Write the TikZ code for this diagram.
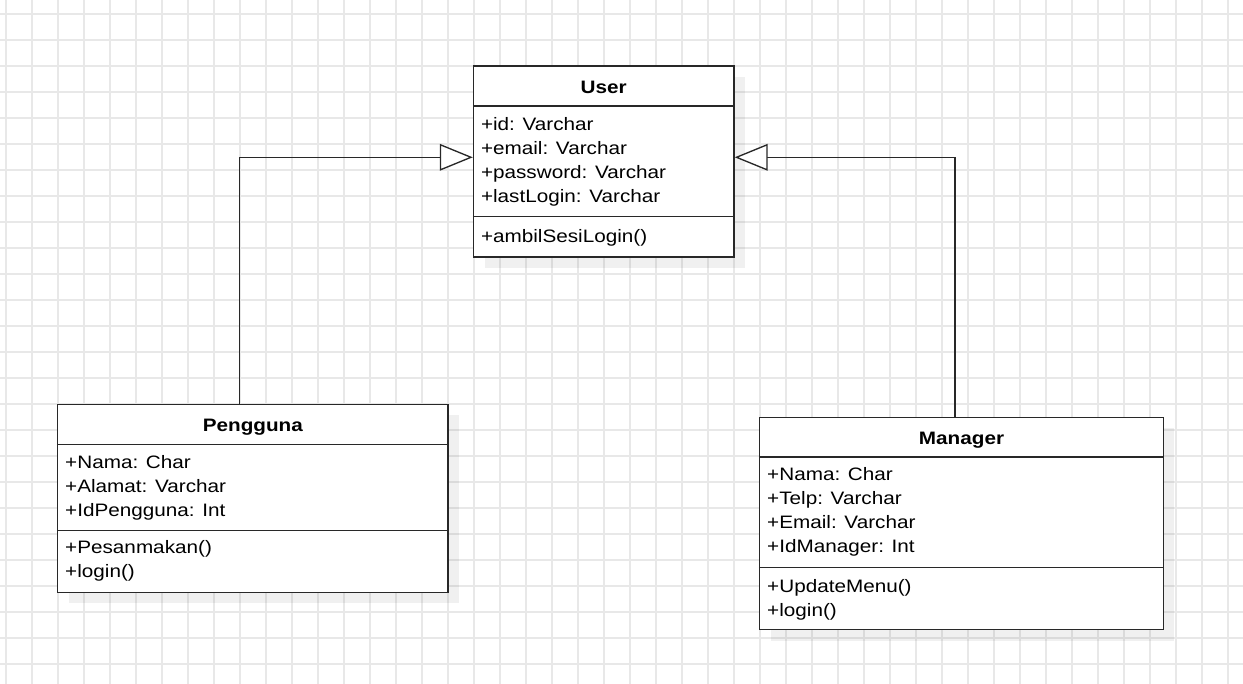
\documentclass[tikz,border=0pt]{standalone}
\usepackage{fontspec}
\setmainfont{Liberation Sans}[FakeStretch=1.15]
\usetikzlibrary{positioning, fit, calc, shadows, arrows.meta}
\definecolor{grid2}{RGB}{232, 232, 232}
\definecolor{line2}{RGB}{40, 40, 40}
\tikzset{
classbox/.style={draw=line2, line width=1.1pt, fill=white, inner sep=0pt,
	drop shadow={shadow xshift=8.25pt, shadow yshift=-8.25pt, fill=black, opacity=0.06}},
classname/.style={font=\fontsize{13.5}{16}\selectfont\bfseries, anchor=base, inner sep=0pt},
member/.style={font=\fontsize{13.5}{16}\selectfont, anchor=base west, inner sep=0pt},
separator/.style={draw=line2, line width=1.1pt},
generalize/.style={draw=line2, line width=1pt,
	-{Triangle[length=24.75pt, width=20pt, fill=white]}},
gridline/.style={draw=grid2, line width=0.9pt},
}

\begin{document}
\begin{tikzpicture}[x=0.75pt, y=-0.75pt]
\useasboundingbox (0,0) rectangle (1243,684);
%Background grid
\foreach \gx in {6,32,...,1242} \draw[gridline] (\gx,0) -- (\gx,684);
\foreach \gy in {14,40,...,684} \draw[gridline] (0,\gy) -- (1243,\gy);

%Place the classes
\node[classbox, fit={(473.5,66) (734,257)}] (user) {};
\node[classbox, fit={(57.7,404.3) (448,592.3)}] (pengguna) {};
\node[classbox, fit={(759.7,417.3) (1163.3,629.7)}] (manager) {};

%User
\node[classname] (usertitle) at ($(user.north)+(0,28)$) {User};
\draw[separator] ($(user.north west)+(0,40.7)$) -- ($(user.north east)+(0,40.7)$);
\draw[separator] ($(user.north west)+(0,151)$) -- ($(user.north east)+(0,151)$);
\foreach \txt [count=\i] in {+id: Varchar, +email: Varchar, +password: Varchar, +lastLogin: Varchar}
	\node[member] (userattr\i) at ($(user.north west)+(8,41+24*\i)$) {\txt};
\node[member] (usermeth1) at ($(user.north west)+(8,177)$) {+ambilSesiLogin()};

%Pengguna
\node[classname] (penggunatitle) at ($(pengguna.north)+(0,27.6)$) {Pengguna};
\draw[separator] ($(pengguna.north west)+(0,40.7)$) -- ($(pengguna.north east)+(0,40.7)$);
\draw[separator] ($(pengguna.north west)+(0,126.7)$) -- ($(pengguna.north east)+(0,126.7)$);
\foreach \txt [count=\i] in {+Nama: Char, +Alamat: Varchar, +IdPengguna: Int}
	\node[member] (penggunaattr\i) at ($(pengguna.north west)+(8,40.7+24*\i)$) {\txt};
\foreach \txt [count=\i] in {+Pesanmakan(), +login()}
	\node[member] (penggunameth\i) at ($(pengguna.north west)+(8,126+24*\i)$) {\txt};

%Manager
\node[classname] (managertitle) at ($(manager.north)+(0,27.7)$) {Manager};
\draw[separator] ($(manager.north west)+(0,40.4)$) -- ($(manager.north east)+(0,40.4)$);
\draw[separator] ($(manager.north west)+(0,151)$) -- ($(manager.north east)+(0,151)$);
\foreach \txt [count=\i] in {+Nama: Char, +Telp: Varchar, +Email: Varchar, +IdManager: Int}
	\node[member] (managerattr\i) at ($(manager.north west)+(8,40.4+24*\i)$) {\txt};
\foreach \txt [count=\i] in {+UpdateMenu(), +login()}
	\node[member] (managermeth\i) at ($(manager.north west)+(8,152+24*\i)$) {\txt};

%Generalizations
\draw[generalize] ([xshift=-9.86pt]pengguna.north) |- ([yshift=3.15pt]user.west);
\draw[generalize] ([xshift=-4.9pt]manager.north) |- ([yshift=3.15pt]user.east);

\end{tikzpicture}
\end{document}
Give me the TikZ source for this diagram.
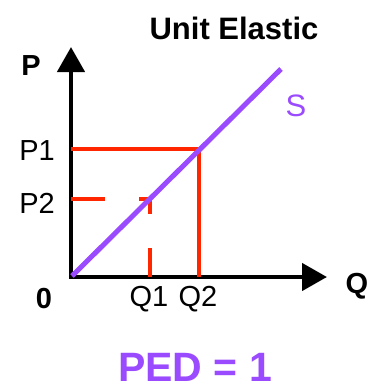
\documentclass[tikz,border=0pt]{standalone}
\usepackage{fontspec}
\setmainfont{Liberation Sans}
\usepackage{xcolor}
\usetikzlibrary{positioning, arrows.meta, calc}
\definecolor{sPurple}{RGB}{155,75,255}
\definecolor{pRed}{RGB}{255,38,0}

\begin{document}
\begin{tikzpicture}[
  x=1pt, y=-1pt,
  axis/.style={line width=4.5pt, line join=miter,
               {Triangle[length=25pt, width=27pt]}-{Triangle[length=25pt, width=27pt]}},
  guide/.style={draw=pRed, line width=4pt},
  supply/.style={draw=sPurple, line width=5pt},
  lbl/.style={font=\fontsize{29}{30}\selectfont},
  blbl/.style={font=\bfseries\fontsize{29}{30}\selectfont},
]
  \useasboundingbox (0,0) rectangle (370,389);

  % axes
  \coordinate (O) at (71,277);
  \coordinate (Ptop) at (71,47);
  \coordinate (Qend) at (327,277);
  \draw[axis] (Ptop) -- (O) -- (Qend);

  % price / quantity points on the curve
  \coordinate (A) at (199,149);
  \coordinate (B) at (150,199);
  \draw[guide] (O |- A) -- (A) -- (A |- O);
  \draw[guide, dash pattern=on 34pt off 34pt] (O |- B) -- (B);
  \draw[guide, dash pattern=on 34pt off 34pt, dash phase=19pt] (B) -- (B |- O);

  % supply curve
  \coordinate (Send) at (281,69);
  \draw[supply] (72,276) -- (Send);

  % labels
  \node[blbl, font=\bfseries\fontsize{31}{32}\selectfont] (title) at (234,28) {Unit Elastic};
  \node[blbl] (plbl) at (31,66) {P};
  \node[blbl] (qlbl) at (357,286) {Q};
  \node[blbl] (zero) at (44,299) {0};
  \node[lbl] (p1) at (37,151) {P1};
  \node[lbl] (p2) at (37,203) {P2};
  \node[lbl] (q1) at (149,299) {Q1};
  \node[lbl] (q2) at (198,299) {Q2};
  \node[lbl, font=\fontsize{31}{32}\selectfont, text=sPurple] (slbl) at (296,106) {S};
  \node[font=\bfseries\fontsize{41}{43}\selectfont, text=sPurple, inner sep=0pt] (ped) at (195,367) {PED = 1};
\end{tikzpicture}
\end{document}
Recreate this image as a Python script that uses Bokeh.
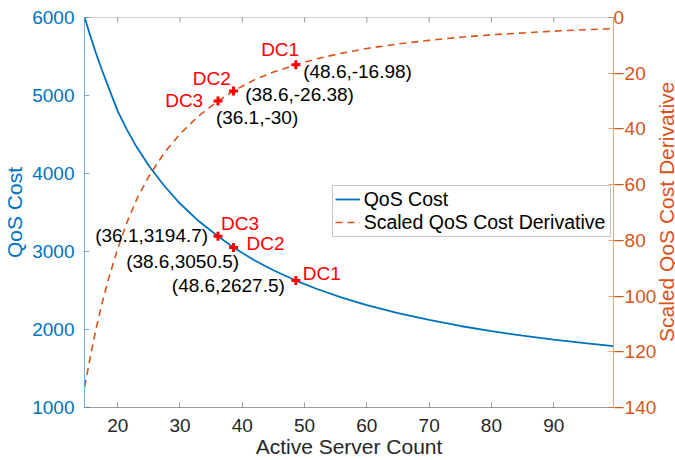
import math
from bokeh.plotting import figure
from bokeh.layouts import row
from bokeh.models import Range1d, LinearAxis, FixedTicker, ColumnDataSource, Span, Div
from bokeh.core.properties import value, field
from bokeh.embed import file_html
from bokeh.resources import INLINE

# ---------------- data ----------------
server_count = [14.7, 15.5, 16.5, 17.5, 18.5, 20, 21.5, 23, 25, 27.5, 30, 33, 36.1, 38.6,
                42, 45, 48.6, 52, 56, 60, 65, 70, 75, 80, 85, 90, 95, 99.6]
qos_cost = [6000, 5790, 5545, 5320, 5110, 4800, 4560, 4345, 4100, 3840, 3615, 3390, 3194.7,
            3050.5, 2885, 2759, 2627.5, 2519, 2409, 2313, 2210, 2122, 2045, 1979, 1921,
            1870, 1824, 1786]
scaled_derivative = [-132.5, -123, -112, -102.5, -94, -83, -73.5, -65.5, -57, -48.5, -41.8,
                     -35.3, -30, -26.38, -22.3, -19.6, -16.98, -14.8, -12.8, -11.1, -9.5,
                     -8.2, -7.1, -6.2, -5.55, -4.9, -4.4, -4.0]

dc_names = ["DC1", "DC2", "DC3"]
dc_servers = [48.6, 38.6, 36.1]
dc_cost = [2627.5, 3050.5, 3194.7]
dc_derivative = [-16.98, -26.38, -30]

x_ticks = [20, 30, 40, 50, 60, 70, 80, 90]
cost_ticks = [1000, 2000, 3000, 4000, 5000, 6000]
deriv_ticks = [-140, -120, -100, -80, -60, -40, -20, 0]

x_title = "Active Server Count"
cost_title = "QoS Cost"
deriv_title = "Scaled QoS Cost Derivative"

# ---------------- styles ----------------
BLUE = "#0072BD"
ORANGE = "#D95319"
RED = "#FF0000"
DARK = "#262626"
FONT = "Liberation Sans"

p = figure(frame_width=529, frame_height=390, output_backend="svg", toolbar_location=None,
           x_range=Range1d(14.67, 99.6), y_range=Range1d(1000, 6000),
           min_border_left=83, min_border_right=46, min_border_top=17, min_border_bottom=53)
p.extra_y_ranges = {"deriv": Range1d(-140, 0)}
p.xgrid.visible = False
p.ygrid.visible = False
p.outline_line_color = None
p.background_fill_color = "white"


def style_axis(ax, color, alpha, label_color):
    ax.axis_line_color = color
    ax.axis_line_alpha = alpha
    ax.major_tick_line_color = color
    ax.major_tick_line_alpha = alpha
    ax.major_tick_in = 5
    ax.major_tick_out = 0
    ax.minor_tick_line_color = None
    ax.major_label_text_font = FONT
    ax.major_label_text_font_size = "19px"
    ax.major_label_text_color = label_color
    ax.axis_label_text_font = FONT
    ax.axis_label_text_font_size = "21px"
    ax.axis_label_text_font_style = "normal"
    ax.axis_label_text_color = label_color


xa = p.xaxis[0]
xa.ticker = FixedTicker(ticks=x_ticks)
style_axis(xa, DARK, 0.45, DARK)
xa.major_label_standoff = 11
xa.axis_label = x_title
xa.axis_label_standoff = 0

ya = p.yaxis[0]
ya.ticker = FixedTicker(ticks=cost_ticks)
style_axis(ya, BLUE, 0.55, BLUE)
ya.major_label_standoff = 10
ya.axis_label = cost_title
ya.axis_label_standoff = 3

ra = LinearAxis(y_range_name="deriv", ticker=FixedTicker(ticks=deriv_ticks))
style_axis(ra, ORANGE, 0.55, ORANGE)
ra.major_label_standoff = 0
p.add_layout(ra, "right")

# top box edge with inward ticks
p.add_layout(Span(location=cost_ticks[-1], dimension="width", line_color=DARK,
                  line_alpha=0.45, line_width=1))
p.scatter(x_ticks, [cost_ticks[-1]] * len(x_ticks), marker="dash", angle=math.pi / 2,
          size=10, line_color=DARK, line_alpha=0.45, line_width=1)

# ---------------- curves ----------------
p.line(server_count, qos_cost, line_color=BLUE, line_width=1.8, legend_label="QoS Cost")
p.line(server_count, scaled_derivative, y_range_name="deriv", line_color=ORANGE,
       line_width=1.6, line_dash="7 5", legend_label="Scaled QoS Cost Derivative")

# ---------------- data centre markers ----------------
p.scatter(dc_servers, dc_cost, marker="cross", size=9, line_width=3, line_color=RED)
p.scatter(dc_servers, dc_derivative, y_range_name="deriv", marker="cross", size=9,
          line_width=3, line_color=RED)


def coord_text(xs, ys):
    return ["({:g},{:g})".format(a, b) for a, b in zip(xs, ys)]


def add_texts(xs, ys, texts, dx, dy, align, color, yr="default"):
    src = ColumnDataSource(dict(x=xs, y=ys, text=texts, dx=dx, dy=[d - 7 for d in dy]))
    p.text(x="x", y="y", text="text", source=src, x_offset=field("dx"), y_offset=field("dy"),
           text_align=align, text_baseline="alphabetic", text_font=value(FONT),
           text_font_size=value("19px"), text_color=color, y_range_name=yr)


# QoS cost curve annotations (order DC1, DC2, DC3)
add_texts(dc_servers, dc_cost, dc_names, [7, 13, 3], [-0.4, 3.3, -6.1], "left", RED)
add_texts(dc_servers, dc_cost, coord_text(dc_servers, dc_cost),
          [-11, 5.6, -9.8], [11.9, 20.9, 6.2], "right", "black")
# derivative curve annotations
add_texts(dc_servers, dc_derivative, dc_names, [3.3, -2.7, -14.8], [-8.6, -5.8, 6.4],
          "right", RED, "deriv")
add_texts(dc_servers, dc_derivative, coord_text(dc_servers, dc_derivative),
          [7.3, 11.6, -2.1], [13.7, 10.9, 23.1], "left", "black", "deriv")

# ---------------- legend ----------------
lg = p.legend[0]
lg.location = (247.7, 170.3)
lg.label_text_font = FONT
lg.label_text_font_size = "19.5px"
lg.label_text_color = "black"
lg.border_line_color = "#8c8c8c"
lg.border_line_width = 1
lg.background_fill_alpha = 1
lg.glyph_width = 25
lg.glyph_height = 20
lg.label_height = 20
lg.label_width = 244
lg.label_standoff = 4
lg.padding = 2
lg.spacing = 0
lg.margin = 0

# right axis title (reads bottom to top, like the MATLAB yyaxis right label)
title_html = (
    '<div style="margin-top:17px;height:390px;width:16px;'
    'writing-mode:vertical-rl;transform:rotate(180deg);text-align:center;'
    'font-family:\'Liberation Sans\';font-size:21px;line-height:16px;color:%s;'
    'white-space:nowrap;">%s</div>' % (ORANGE, deriv_title)
)
right_title = Div(text=title_html, width=17, height=460, margin=0)

layout = row(p, right_title, spacing=0)
open("out.html", "w").write(file_html(layout, INLINE))
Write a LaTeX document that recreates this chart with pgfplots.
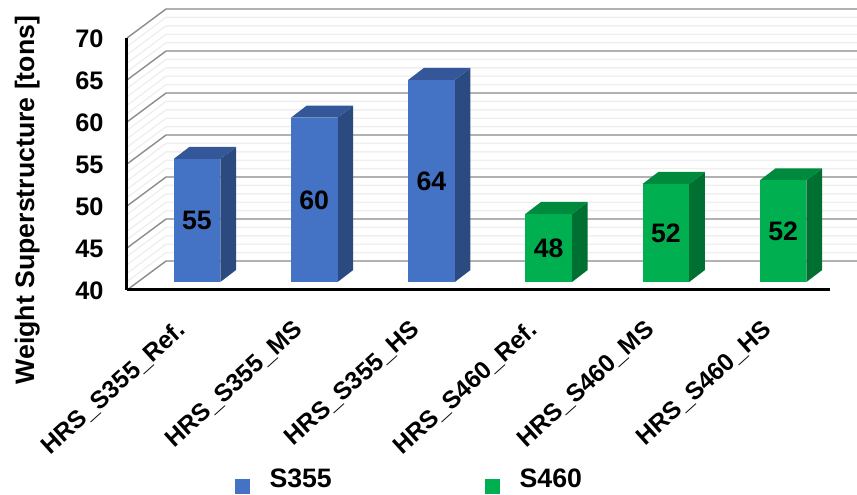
\documentclass[border=0pt]{standalone}
\usepackage{pgfplots}
\pgfplotsset{compat=1.18}
\usepackage{fontspec}
\setmainfont{Liberation Sans}

\definecolor{sBlue}{HTML}{4472C4}
\definecolor{sBlueTop}{HTML}{335799}
\definecolor{sBlueSide}{HTML}{2B4A80}
\definecolor{sGreen}{HTML}{00B050}
\definecolor{sGreenTop}{HTML}{008A3E}
\definecolor{sGreenSide}{HTML}{006F32}
\definecolor{gridMajor}{HTML}{8E8E8E}
\definecolor{gridMinor}{HTML}{EFEFEF}

% 1 px of the reference
\newlength\px
\setlength\px{0.75pt}
\newcommand\chartfont{\fontsize{20}{22}\selectfont\bfseries}
\newcommand\tickfont{\fontsize{19}{21}\selectfont\bfseries}

% depth of the walls and of the bars, in axis units
\def\wallx{0.333}
\def\wally{3.45}
\def\barx{0.134}
\def\bary{1.43}
\def\barbase{0.95}
\def\barhw{0.199}

% #1 position, #2 value, #3 printed label, #4 colour prefix
\newcommand\threedbar[4]{%
  \pgfmathsetmacro\xl{#1-\barhw}%
  \pgfmathsetmacro\xr{#1+\barhw}%
  \pgfmathsetmacro\xlb{\xl+\barx}%
  \pgfmathsetmacro\xrb{\xr+\barx}%
  \pgfmathsetmacro\yb{40+\barbase}%
  \pgfmathsetmacro\yt{#2+\barbase}%
  \pgfmathsetmacro\ybb{\yb+\bary}%
  \pgfmathsetmacro\ytb{\yt+\bary}%
  \pgfmathsetmacro\ymid{(\yb+\yt)/2}%
  \addplot[fill=#4Side, draw=none, forget plot] coordinates {(\xr,\yb) (\xrb,\ybb) (\xrb,\ytb) (\xr,\yt)} -- cycle;
  \addplot[fill=#4Top, draw=none, forget plot] coordinates {(\xl,\yt) (\xr,\yt) (\xrb,\ytb) (\xlb,\ytb)} -- cycle;
  \addplot[fill=#4, draw=none, forget plot] coordinates {(\xl,\yb) (\xr,\yb) (\xr,\yt) (\xl,\yt)} -- cycle;
  \addplot[draw=none, forget plot, point meta=explicit symbolic, nodes near coords,
    nodes near coords style={anchor=center, font=\chartfont, text=black}] coordinates {(#1,\ymid) [#3]};
}

% #1 level, #2 colour
\newcommand\wallline[2]{%
  \pgfmathsetmacro\yback{#1+\wally}%
  \pgfmathsetmacro\xback{-0.597+\wallx}%
  \addplot[color=#2, line width=1.4\px, forget plot] coordinates {(-0.597,#1) (\xback,\yback) (5.63,\yback)};
}

\begin{document}
\begin{tikzpicture}
\path[use as bounding box] (-127\px,-205\px) rectangle (730\px,290\px);
\begin{axis}[
    scale only axis,
    width=703\px,
    height=252\px,
    xmin=-0.597, xmax=5.40,
    ymin=40, ymax=70,
    clip=false,
    axis on top,
    axis lines=left,
    axis line style={-, line width=3\px, black},
    tick style={draw=none},
    xtick={0,1,2,3,4,5},
    xticklabels={HRS\_S355\_Ref.,HRS\_S355\_MS,HRS\_S355\_HS,HRS\_S460\_Ref.,HRS\_S460\_MS,HRS\_S460\_HS},
    ytick={40,45,50,55,60,65,70},
    /pgf/number format/assume math mode=true,
    ticklabel style={font=\tickfont},
    xticklabel style={rotate=42, anchor=north east, xshift=-29\px, yshift=0\px, font=\fontsize{18.5}{20}\selectfont\bfseries},
    yticklabel style={xshift=-16\px, yshift=-1\px},
    ylabel={Weight Superstructure [tons]},
    ylabel style={at={(axis description cs:-0.142,0.357)}, anchor=center, font=\chartfont},
    legend style={at={(axis description cs:0.4025,-0.755)}, anchor=center, draw=none, fill=none,
      legend columns=2, font=\chartfont,
      /tikz/every odd column/.style={column sep=17\px},
      /tikz/every even column/.style={column sep=151\px}},
]
\pgfplotsinvokeforeach{40,41,...,70}{\wallline{#1}{gridMinor}}
\pgfplotsinvokeforeach{40,45,...,70}{\wallline{#1}{gridMajor}}

\threedbar{0}{54.65}{55}{sBlue}
\threedbar{1}{59.56}{60}{sBlue}
\threedbar{2}{64.05}{64}{sBlue}
\threedbar{3}{48.10}{48}{sGreen}
\threedbar{4}{51.67}{52}{sGreen}
\threedbar{5}{52.10}{52}{sGreen}

\addlegendimage{legend image code/.code={\fill[sBlue] (0\px,-14\px) rectangle (14\px,0\px);}}
\addlegendentry{S355}
\addlegendimage{legend image code/.code={\fill[sGreen] (0\px,-14\px) rectangle (14\px,0\px);}}
\addlegendentry{S460}
\end{axis}
\end{tikzpicture}
\end{document}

■ WORK REQUIRED ■
Report how many lines of the preceding records include "diagram". Output the number only.

■ TASK RESULT ■
2